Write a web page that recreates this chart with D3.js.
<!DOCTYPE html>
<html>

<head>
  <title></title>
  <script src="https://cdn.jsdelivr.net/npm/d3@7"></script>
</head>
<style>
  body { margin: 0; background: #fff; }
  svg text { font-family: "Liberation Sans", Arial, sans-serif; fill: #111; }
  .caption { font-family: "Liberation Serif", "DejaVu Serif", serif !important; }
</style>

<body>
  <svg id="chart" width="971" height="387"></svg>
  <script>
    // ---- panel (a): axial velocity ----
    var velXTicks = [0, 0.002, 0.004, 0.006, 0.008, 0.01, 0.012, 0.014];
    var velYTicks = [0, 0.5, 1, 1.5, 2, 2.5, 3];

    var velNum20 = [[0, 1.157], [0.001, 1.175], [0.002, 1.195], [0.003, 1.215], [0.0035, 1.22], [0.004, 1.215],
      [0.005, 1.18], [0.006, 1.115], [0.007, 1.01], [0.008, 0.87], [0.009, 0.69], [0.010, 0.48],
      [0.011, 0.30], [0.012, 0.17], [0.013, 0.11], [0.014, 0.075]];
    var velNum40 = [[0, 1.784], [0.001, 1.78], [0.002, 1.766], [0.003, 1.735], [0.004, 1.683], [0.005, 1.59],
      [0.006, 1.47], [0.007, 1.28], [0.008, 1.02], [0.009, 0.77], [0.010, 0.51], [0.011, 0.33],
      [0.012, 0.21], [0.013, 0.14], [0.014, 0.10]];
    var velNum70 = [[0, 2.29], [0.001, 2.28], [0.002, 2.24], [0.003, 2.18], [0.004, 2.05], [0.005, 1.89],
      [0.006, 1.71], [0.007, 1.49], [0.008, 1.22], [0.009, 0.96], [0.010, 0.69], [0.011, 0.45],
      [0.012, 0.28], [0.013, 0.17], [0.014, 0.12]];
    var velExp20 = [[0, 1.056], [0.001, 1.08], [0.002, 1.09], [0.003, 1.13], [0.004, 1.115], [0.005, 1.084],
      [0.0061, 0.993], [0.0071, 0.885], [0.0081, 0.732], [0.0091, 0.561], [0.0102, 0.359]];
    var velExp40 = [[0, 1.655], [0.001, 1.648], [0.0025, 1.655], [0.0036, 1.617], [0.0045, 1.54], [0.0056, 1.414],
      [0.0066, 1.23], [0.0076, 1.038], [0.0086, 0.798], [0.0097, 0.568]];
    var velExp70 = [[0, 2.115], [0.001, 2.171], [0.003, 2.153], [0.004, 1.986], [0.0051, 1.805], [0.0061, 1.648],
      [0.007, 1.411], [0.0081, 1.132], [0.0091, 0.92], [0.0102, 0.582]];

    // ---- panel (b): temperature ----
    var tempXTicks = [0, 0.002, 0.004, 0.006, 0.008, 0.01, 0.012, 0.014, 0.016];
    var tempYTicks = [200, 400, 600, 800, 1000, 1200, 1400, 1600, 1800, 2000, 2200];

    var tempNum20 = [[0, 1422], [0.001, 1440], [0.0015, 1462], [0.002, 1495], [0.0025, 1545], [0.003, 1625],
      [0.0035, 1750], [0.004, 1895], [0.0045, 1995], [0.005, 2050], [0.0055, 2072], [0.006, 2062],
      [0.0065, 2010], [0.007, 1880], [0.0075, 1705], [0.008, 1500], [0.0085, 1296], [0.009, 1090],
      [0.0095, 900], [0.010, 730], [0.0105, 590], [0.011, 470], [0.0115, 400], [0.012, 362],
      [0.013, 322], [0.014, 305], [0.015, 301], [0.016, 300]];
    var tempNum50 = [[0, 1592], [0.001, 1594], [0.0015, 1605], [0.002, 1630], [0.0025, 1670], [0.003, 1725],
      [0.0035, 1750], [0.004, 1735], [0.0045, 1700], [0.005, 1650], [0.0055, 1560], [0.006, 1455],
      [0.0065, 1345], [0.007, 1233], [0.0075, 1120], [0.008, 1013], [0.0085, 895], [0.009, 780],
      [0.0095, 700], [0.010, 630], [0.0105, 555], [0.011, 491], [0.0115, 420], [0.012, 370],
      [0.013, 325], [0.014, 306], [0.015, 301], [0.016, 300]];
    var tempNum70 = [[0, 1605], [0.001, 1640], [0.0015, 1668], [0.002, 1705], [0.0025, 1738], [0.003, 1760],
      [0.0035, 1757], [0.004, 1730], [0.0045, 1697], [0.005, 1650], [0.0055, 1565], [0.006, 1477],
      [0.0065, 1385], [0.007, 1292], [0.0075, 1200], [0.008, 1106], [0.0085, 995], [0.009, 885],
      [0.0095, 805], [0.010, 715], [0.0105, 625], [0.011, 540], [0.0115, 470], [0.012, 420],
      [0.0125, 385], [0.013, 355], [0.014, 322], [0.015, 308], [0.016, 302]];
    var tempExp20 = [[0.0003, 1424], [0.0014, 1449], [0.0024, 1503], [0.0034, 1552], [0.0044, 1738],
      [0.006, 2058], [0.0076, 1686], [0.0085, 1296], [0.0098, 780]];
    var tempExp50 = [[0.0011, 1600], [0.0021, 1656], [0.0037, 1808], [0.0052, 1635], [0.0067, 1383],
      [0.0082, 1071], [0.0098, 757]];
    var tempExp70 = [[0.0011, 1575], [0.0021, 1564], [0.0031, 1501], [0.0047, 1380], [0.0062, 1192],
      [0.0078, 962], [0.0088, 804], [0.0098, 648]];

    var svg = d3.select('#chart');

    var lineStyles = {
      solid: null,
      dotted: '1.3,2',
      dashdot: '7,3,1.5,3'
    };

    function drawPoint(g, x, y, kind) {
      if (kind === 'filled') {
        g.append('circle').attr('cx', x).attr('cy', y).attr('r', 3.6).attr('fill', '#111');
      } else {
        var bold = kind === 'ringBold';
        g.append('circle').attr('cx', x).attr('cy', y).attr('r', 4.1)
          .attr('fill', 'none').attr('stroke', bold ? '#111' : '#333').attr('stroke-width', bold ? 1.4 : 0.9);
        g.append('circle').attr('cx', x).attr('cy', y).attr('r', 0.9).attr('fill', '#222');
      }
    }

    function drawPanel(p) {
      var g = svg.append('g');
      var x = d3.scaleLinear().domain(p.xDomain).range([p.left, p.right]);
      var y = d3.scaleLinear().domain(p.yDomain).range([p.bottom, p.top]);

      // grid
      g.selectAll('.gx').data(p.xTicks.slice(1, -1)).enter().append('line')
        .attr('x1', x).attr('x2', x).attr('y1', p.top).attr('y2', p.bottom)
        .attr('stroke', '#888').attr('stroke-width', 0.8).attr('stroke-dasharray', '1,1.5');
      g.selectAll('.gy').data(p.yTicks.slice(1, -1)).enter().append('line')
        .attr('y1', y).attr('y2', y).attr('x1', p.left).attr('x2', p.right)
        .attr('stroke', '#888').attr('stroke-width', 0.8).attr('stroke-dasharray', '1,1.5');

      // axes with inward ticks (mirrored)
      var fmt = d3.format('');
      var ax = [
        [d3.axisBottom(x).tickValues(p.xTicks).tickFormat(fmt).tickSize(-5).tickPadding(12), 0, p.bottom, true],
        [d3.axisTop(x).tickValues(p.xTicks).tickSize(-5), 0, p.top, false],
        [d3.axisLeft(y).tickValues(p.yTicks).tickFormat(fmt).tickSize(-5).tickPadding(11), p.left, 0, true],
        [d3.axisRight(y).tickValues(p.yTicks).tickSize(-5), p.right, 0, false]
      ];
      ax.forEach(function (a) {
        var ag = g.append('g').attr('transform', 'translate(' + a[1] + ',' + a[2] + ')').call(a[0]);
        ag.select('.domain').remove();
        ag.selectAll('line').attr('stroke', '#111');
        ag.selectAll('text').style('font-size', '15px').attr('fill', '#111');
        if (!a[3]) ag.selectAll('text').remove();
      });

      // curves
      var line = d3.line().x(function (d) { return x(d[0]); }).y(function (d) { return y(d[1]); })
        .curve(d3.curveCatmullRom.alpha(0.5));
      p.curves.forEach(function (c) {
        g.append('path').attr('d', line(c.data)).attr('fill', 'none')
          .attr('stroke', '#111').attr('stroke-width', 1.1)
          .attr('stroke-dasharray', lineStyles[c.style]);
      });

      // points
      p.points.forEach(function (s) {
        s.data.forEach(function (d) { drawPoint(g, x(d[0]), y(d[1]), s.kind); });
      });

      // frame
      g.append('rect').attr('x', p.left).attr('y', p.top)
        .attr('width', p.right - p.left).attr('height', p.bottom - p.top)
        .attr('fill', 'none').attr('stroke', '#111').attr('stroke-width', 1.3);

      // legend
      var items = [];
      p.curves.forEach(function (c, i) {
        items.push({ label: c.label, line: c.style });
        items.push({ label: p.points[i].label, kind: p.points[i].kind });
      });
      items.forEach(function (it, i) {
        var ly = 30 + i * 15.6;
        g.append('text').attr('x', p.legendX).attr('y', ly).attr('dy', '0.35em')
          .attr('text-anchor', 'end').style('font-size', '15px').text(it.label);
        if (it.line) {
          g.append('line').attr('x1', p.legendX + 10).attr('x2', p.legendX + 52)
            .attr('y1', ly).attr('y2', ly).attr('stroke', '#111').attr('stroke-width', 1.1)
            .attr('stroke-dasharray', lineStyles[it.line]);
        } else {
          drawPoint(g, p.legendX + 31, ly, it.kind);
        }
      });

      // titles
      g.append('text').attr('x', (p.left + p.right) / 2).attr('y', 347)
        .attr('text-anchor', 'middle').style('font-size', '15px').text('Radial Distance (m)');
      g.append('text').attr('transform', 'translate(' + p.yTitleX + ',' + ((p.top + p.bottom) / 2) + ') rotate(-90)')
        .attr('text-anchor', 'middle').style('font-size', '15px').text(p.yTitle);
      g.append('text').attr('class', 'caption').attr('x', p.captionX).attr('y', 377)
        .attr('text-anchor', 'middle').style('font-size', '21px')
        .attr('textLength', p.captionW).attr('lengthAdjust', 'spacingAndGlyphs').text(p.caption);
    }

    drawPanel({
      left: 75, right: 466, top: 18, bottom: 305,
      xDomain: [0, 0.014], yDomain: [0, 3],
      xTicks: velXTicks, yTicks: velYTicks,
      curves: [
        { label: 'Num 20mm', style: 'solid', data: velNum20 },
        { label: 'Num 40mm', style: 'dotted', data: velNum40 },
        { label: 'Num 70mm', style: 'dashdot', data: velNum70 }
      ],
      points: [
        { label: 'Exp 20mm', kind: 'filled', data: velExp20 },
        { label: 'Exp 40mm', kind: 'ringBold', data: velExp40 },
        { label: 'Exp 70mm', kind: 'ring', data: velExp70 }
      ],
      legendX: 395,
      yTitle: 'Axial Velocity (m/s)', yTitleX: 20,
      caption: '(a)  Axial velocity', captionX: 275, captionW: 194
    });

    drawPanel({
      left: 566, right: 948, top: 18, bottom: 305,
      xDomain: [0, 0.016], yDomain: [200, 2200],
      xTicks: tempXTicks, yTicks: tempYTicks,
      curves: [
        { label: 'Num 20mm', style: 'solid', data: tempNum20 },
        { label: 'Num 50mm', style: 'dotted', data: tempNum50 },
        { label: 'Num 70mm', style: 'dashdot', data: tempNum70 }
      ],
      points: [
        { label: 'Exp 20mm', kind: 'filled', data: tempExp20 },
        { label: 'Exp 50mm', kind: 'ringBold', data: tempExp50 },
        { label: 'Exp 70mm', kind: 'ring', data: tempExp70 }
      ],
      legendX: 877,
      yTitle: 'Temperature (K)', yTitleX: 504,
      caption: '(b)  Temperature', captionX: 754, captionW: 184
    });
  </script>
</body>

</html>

---*---

§ WHAT YOU SHOULD DO
Beginning at the first line above, repeat exactly until the line containing "var velYTicks = [0, 0.5, 1, 1.5, 2, 2.5, 3];", which is included.

§ WRITTEN SOLUTION
Write a web page that recreates this chart with D3.js.
<!DOCTYPE html>
<html>

<head>
  <title></title>
  <script src="https://cdn.jsdelivr.net/npm/d3@7"></script>
</head>
<style>
  body { margin: 0; background: #fff; }
  svg text { font-family: "Liberation Sans", Arial, sans-serif; fill: #111; }
  .caption { font-family: "Liberation Serif", "DejaVu Serif", serif !important; }
</style>

<body>
  <svg id="chart" width="971" height="387"></svg>
  <script>
    // ---- panel (a): axial velocity ----
    var velXTicks = [0, 0.002, 0.004, 0.006, 0.008, 0.01, 0.012, 0.014];
    var velYTicks = [0, 0.5, 1, 1.5, 2, 2.5, 3];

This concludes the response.